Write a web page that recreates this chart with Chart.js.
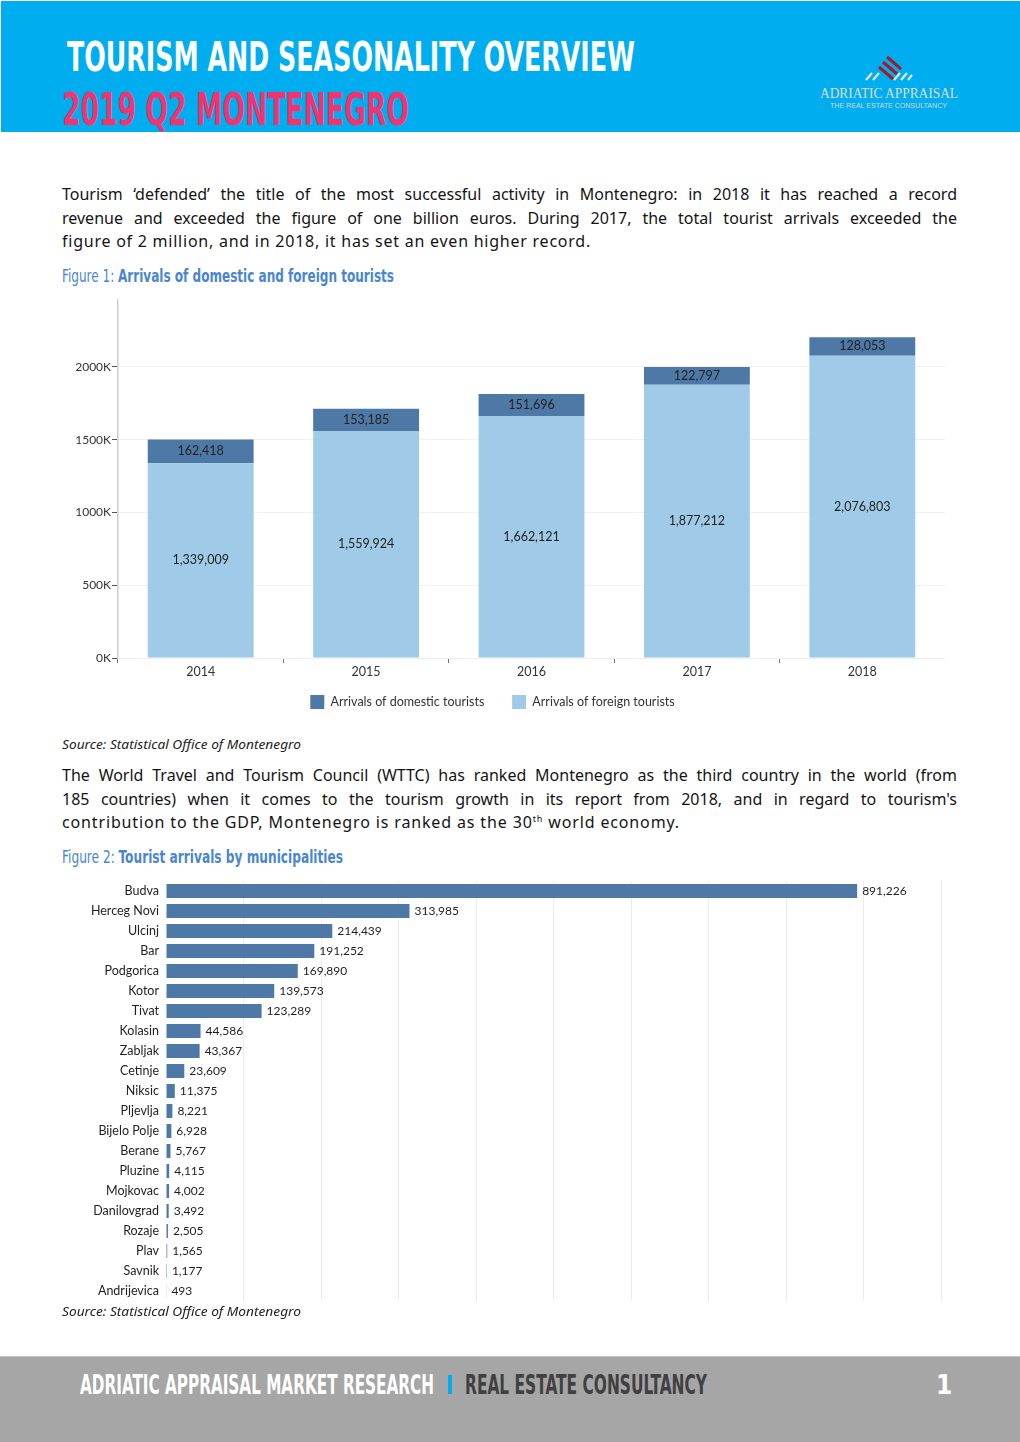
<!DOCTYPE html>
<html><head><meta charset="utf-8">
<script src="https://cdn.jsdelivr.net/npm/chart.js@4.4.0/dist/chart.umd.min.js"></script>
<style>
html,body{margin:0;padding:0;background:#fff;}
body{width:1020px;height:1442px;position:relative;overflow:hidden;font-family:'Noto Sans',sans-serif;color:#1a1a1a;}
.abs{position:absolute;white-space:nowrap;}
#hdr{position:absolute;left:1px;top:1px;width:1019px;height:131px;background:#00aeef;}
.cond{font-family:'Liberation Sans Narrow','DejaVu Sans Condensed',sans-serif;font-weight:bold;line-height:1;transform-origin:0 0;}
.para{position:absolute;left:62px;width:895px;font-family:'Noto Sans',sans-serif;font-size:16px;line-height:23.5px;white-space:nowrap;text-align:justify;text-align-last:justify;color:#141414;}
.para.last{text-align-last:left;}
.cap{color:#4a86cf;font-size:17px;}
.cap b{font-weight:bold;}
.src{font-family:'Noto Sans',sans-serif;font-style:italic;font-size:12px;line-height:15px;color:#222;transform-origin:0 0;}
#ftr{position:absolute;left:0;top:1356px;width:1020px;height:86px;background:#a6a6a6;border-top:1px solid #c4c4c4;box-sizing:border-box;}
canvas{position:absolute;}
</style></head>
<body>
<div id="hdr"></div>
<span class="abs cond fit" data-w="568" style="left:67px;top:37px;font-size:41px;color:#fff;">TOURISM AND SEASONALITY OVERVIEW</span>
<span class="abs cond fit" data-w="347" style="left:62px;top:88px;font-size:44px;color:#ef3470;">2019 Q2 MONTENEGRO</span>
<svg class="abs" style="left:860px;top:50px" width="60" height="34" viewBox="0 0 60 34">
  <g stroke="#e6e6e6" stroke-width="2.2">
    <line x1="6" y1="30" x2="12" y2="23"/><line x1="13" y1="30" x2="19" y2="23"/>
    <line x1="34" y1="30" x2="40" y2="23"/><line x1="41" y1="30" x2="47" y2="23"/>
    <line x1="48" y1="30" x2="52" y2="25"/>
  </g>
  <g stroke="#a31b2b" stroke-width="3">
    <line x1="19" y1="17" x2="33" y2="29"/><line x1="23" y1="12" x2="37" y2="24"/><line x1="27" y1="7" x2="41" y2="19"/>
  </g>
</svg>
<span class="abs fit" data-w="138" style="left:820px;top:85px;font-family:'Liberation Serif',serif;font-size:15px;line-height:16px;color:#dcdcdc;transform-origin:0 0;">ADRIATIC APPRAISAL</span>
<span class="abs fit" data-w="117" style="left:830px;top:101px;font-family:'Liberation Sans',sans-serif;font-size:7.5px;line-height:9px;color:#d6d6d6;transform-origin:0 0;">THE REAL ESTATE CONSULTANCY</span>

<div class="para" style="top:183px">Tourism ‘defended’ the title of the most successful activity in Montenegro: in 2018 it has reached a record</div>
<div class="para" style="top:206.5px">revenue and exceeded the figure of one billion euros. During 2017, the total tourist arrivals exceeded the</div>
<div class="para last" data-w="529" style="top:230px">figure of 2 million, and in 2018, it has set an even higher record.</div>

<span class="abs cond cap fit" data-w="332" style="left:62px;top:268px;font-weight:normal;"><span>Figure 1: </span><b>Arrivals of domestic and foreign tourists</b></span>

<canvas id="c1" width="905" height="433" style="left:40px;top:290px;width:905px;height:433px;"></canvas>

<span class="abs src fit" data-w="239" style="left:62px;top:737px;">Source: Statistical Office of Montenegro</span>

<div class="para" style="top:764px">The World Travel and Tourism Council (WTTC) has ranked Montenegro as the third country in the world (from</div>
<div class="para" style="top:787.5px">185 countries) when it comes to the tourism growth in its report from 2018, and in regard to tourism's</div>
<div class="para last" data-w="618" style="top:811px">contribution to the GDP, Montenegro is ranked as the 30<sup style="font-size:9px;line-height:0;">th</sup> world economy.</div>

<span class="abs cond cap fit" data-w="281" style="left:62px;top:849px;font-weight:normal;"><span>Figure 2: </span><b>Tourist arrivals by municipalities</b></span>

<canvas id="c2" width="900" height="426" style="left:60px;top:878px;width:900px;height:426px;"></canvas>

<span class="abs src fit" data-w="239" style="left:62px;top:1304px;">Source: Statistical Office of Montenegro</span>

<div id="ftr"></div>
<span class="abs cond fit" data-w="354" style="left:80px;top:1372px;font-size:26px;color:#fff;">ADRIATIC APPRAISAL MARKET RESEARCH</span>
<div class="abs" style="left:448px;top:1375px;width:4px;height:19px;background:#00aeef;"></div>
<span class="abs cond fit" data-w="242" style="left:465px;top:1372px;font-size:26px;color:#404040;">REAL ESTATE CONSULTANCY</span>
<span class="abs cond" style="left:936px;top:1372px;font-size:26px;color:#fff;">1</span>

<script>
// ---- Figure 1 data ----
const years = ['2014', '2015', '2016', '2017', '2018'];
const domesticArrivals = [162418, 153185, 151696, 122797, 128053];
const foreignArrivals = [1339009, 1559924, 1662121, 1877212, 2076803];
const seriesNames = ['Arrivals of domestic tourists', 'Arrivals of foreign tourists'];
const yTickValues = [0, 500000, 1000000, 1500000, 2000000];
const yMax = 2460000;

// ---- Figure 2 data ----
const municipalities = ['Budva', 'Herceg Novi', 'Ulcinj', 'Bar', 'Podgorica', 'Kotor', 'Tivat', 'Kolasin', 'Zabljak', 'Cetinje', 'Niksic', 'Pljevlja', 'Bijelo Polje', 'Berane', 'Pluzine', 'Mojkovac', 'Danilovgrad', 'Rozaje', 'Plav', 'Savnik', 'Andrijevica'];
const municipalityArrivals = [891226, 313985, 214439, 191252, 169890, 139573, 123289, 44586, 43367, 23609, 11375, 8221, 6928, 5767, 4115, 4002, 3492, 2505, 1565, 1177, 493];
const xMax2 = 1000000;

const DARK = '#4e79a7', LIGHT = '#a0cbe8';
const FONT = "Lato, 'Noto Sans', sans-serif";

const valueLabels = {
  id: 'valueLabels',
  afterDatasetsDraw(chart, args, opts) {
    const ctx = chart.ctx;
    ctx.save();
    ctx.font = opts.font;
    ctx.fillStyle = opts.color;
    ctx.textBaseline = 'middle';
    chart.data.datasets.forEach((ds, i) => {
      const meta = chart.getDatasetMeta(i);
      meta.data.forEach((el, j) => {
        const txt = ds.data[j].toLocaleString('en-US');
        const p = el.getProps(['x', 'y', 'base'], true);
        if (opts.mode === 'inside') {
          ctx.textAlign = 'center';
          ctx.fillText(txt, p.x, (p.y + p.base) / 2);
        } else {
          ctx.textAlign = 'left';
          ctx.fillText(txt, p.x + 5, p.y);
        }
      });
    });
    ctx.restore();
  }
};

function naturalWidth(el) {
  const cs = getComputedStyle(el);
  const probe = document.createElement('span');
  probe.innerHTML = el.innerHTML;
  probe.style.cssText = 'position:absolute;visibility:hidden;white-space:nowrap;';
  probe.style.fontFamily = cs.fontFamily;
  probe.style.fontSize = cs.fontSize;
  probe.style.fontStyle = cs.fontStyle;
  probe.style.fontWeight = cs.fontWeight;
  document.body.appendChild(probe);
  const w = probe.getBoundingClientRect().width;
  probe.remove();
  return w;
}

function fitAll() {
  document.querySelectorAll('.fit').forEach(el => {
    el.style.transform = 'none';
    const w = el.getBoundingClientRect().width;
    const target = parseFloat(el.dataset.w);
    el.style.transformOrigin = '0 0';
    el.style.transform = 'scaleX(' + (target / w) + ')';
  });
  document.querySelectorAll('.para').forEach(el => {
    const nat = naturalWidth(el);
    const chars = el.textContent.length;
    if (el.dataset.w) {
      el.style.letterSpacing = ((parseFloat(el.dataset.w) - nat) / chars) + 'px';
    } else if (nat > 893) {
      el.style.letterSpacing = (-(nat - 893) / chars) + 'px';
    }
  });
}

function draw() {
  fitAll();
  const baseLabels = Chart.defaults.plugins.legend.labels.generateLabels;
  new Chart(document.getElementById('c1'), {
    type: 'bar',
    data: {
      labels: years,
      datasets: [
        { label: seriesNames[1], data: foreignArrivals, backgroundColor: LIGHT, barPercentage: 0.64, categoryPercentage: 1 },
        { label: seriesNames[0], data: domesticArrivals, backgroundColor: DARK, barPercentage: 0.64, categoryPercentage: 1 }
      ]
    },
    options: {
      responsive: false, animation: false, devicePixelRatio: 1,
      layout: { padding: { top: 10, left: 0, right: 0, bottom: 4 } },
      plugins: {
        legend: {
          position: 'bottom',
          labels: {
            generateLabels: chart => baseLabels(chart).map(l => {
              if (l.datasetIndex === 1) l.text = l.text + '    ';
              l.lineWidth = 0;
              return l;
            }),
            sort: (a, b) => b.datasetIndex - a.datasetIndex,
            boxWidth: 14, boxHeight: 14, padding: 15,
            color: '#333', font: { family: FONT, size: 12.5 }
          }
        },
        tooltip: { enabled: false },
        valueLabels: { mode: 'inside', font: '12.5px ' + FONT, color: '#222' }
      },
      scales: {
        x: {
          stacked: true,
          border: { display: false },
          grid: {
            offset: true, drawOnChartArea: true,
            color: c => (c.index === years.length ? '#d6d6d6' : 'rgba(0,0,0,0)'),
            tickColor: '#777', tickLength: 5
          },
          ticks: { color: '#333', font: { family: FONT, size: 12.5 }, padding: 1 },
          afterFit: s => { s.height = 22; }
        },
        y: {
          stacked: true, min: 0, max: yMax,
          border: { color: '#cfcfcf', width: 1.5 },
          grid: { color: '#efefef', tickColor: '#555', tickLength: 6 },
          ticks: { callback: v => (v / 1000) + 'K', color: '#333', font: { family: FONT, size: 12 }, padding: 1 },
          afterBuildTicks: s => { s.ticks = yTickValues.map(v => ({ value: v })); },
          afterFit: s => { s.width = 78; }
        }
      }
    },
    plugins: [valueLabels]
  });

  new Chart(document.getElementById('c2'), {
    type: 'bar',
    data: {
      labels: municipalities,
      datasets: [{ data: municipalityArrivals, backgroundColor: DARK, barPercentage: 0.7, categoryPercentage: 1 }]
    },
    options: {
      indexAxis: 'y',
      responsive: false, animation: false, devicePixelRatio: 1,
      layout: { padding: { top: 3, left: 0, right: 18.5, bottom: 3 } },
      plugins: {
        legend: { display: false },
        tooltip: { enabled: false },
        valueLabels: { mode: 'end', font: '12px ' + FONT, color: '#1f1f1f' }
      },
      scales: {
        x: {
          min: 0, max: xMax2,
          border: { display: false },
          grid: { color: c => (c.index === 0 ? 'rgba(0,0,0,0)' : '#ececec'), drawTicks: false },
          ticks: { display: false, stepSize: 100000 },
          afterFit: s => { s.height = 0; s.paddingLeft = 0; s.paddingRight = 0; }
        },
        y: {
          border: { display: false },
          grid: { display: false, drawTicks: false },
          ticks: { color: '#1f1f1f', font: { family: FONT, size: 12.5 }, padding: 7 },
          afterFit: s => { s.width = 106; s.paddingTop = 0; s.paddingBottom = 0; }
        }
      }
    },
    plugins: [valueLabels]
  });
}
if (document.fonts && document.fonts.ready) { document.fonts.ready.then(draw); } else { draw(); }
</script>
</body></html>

+ + + + +

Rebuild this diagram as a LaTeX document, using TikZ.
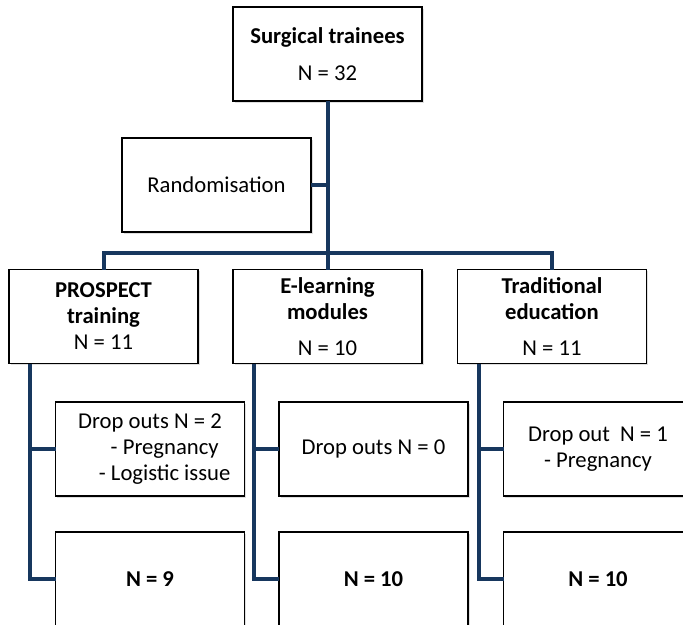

+ + + + +

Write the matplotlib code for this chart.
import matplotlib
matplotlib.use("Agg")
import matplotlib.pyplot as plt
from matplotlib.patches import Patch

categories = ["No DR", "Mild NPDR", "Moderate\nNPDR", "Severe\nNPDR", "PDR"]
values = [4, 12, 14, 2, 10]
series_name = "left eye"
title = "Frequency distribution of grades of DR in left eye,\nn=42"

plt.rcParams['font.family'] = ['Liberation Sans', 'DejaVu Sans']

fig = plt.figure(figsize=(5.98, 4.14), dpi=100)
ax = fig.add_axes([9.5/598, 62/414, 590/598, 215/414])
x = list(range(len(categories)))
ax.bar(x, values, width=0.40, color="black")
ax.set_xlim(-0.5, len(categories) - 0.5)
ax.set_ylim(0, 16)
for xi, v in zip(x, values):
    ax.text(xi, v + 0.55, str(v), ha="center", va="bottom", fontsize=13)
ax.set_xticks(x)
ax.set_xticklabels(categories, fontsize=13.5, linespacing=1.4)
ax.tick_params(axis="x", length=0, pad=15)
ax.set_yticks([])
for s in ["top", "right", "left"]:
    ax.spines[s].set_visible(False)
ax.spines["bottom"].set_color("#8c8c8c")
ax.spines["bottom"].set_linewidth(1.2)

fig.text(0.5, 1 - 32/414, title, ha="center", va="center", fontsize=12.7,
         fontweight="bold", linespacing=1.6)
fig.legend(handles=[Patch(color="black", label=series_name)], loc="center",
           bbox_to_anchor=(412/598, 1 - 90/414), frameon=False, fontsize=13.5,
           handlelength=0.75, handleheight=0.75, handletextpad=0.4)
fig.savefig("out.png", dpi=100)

+ + + + +

Determine how many lines of the entries above carry the string "document", and give that number alone.

8